start Given data

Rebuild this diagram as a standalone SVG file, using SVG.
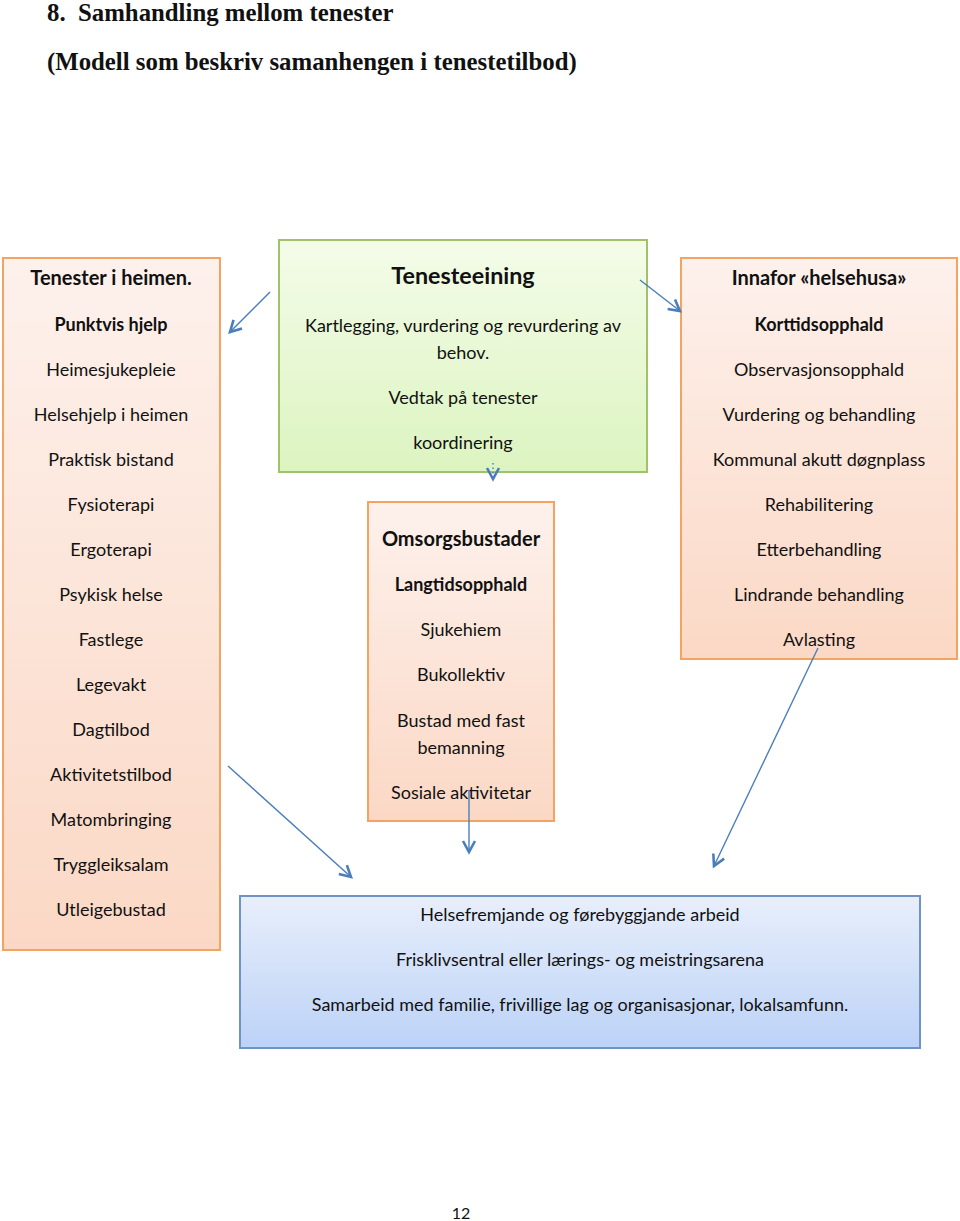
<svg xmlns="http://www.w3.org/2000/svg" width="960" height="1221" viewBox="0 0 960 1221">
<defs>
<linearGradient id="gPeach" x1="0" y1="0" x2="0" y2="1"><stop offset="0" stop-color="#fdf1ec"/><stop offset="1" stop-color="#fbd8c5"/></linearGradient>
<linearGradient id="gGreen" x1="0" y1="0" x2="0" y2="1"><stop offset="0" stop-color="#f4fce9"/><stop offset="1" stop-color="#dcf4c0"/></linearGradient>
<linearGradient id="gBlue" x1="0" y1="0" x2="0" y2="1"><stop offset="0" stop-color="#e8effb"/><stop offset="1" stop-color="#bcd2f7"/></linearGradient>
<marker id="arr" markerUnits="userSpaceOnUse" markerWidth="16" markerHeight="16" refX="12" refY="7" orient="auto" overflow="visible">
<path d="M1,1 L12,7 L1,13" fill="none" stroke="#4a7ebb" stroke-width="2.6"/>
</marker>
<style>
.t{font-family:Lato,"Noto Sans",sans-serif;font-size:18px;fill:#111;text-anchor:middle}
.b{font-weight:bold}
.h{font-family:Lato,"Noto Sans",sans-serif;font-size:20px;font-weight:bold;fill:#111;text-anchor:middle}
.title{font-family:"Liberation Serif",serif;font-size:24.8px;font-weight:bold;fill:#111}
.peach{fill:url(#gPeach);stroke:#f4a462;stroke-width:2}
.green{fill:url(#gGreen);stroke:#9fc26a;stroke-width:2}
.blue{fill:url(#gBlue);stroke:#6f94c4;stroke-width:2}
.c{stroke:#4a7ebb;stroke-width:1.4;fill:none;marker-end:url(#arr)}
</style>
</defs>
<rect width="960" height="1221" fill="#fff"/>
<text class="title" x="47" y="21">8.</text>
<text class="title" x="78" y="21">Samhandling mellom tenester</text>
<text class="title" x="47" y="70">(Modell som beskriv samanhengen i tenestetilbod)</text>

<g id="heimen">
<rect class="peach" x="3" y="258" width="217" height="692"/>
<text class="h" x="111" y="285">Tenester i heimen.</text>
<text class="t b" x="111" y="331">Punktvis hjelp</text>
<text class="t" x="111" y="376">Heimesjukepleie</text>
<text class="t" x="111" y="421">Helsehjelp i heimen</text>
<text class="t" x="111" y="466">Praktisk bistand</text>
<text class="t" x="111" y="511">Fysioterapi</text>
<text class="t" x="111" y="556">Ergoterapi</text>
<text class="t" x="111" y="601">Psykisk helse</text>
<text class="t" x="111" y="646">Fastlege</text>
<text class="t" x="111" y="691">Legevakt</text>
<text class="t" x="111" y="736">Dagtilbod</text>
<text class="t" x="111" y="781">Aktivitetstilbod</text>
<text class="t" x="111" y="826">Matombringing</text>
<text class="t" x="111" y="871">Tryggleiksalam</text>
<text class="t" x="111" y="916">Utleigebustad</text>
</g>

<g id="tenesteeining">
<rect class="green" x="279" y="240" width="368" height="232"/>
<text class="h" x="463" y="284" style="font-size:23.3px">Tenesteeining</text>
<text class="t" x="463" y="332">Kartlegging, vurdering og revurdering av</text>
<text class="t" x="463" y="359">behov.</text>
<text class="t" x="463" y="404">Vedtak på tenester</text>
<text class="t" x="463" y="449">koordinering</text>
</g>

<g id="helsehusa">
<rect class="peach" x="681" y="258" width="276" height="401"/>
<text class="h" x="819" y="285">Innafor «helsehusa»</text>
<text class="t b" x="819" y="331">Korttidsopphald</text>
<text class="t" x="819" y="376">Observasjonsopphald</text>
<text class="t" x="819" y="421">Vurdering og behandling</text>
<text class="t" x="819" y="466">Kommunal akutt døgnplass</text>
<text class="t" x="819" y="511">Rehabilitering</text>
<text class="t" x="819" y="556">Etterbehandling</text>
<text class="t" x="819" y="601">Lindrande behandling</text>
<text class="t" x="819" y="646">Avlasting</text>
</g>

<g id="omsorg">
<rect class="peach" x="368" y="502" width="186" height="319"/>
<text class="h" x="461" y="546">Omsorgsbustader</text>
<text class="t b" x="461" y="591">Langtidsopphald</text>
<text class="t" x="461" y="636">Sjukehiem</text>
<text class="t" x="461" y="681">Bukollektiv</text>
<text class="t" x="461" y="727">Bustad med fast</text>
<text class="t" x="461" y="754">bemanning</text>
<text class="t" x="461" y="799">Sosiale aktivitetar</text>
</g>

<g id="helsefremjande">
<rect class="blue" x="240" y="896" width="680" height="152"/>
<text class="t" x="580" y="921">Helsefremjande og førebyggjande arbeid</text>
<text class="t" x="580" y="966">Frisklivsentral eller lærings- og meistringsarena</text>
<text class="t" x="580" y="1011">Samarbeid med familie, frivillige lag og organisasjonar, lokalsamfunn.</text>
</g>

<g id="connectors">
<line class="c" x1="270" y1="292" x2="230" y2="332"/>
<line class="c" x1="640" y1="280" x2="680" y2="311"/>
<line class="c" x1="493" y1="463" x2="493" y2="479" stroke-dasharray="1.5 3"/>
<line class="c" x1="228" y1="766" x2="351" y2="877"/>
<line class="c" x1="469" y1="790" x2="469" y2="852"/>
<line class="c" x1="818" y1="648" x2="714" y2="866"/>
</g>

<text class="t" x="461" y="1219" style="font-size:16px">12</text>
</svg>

end Given data

Stated exercise:
Set the lines above down again, word for word, from the first through the one containing "samanhengen i tenestetilbod)</text>"; pictures excluded.

Exercise answer:
Rebuild this diagram as a standalone SVG file, using SVG.
<svg xmlns="http://www.w3.org/2000/svg" width="960" height="1221" viewBox="0 0 960 1221">
<defs>
<linearGradient id="gPeach" x1="0" y1="0" x2="0" y2="1"><stop offset="0" stop-color="#fdf1ec"/><stop offset="1" stop-color="#fbd8c5"/></linearGradient>
<linearGradient id="gGreen" x1="0" y1="0" x2="0" y2="1"><stop offset="0" stop-color="#f4fce9"/><stop offset="1" stop-color="#dcf4c0"/></linearGradient>
<linearGradient id="gBlue" x1="0" y1="0" x2="0" y2="1"><stop offset="0" stop-color="#e8effb"/><stop offset="1" stop-color="#bcd2f7"/></linearGradient>
<marker id="arr" markerUnits="userSpaceOnUse" markerWidth="16" markerHeight="16" refX="12" refY="7" orient="auto" overflow="visible">
<path d="M1,1 L12,7 L1,13" fill="none" stroke="#4a7ebb" stroke-width="2.6"/>
</marker>
<style>
.t{font-family:Lato,"Noto Sans",sans-serif;font-size:18px;fill:#111;text-anchor:middle}
.b{font-weight:bold}
.h{font-family:Lato,"Noto Sans",sans-serif;font-size:20px;font-weight:bold;fill:#111;text-anchor:middle}
.title{font-family:"Liberation Serif",serif;font-size:24.8px;font-weight:bold;fill:#111}
.peach{fill:url(#gPeach);stroke:#f4a462;stroke-width:2}
.green{fill:url(#gGreen);stroke:#9fc26a;stroke-width:2}
.blue{fill:url(#gBlue);stroke:#6f94c4;stroke-width:2}
.c{stroke:#4a7ebb;stroke-width:1.4;fill:none;marker-end:url(#arr)}
</style>
</defs>
<rect width="960" height="1221" fill="#fff"/>
<text class="title" x="47" y="21">8.</text>
<text class="title" x="78" y="21">Samhandling mellom tenester</text>
<text class="title" x="47" y="70">(Modell som beskriv samanhengen i tenestetilbod)</text>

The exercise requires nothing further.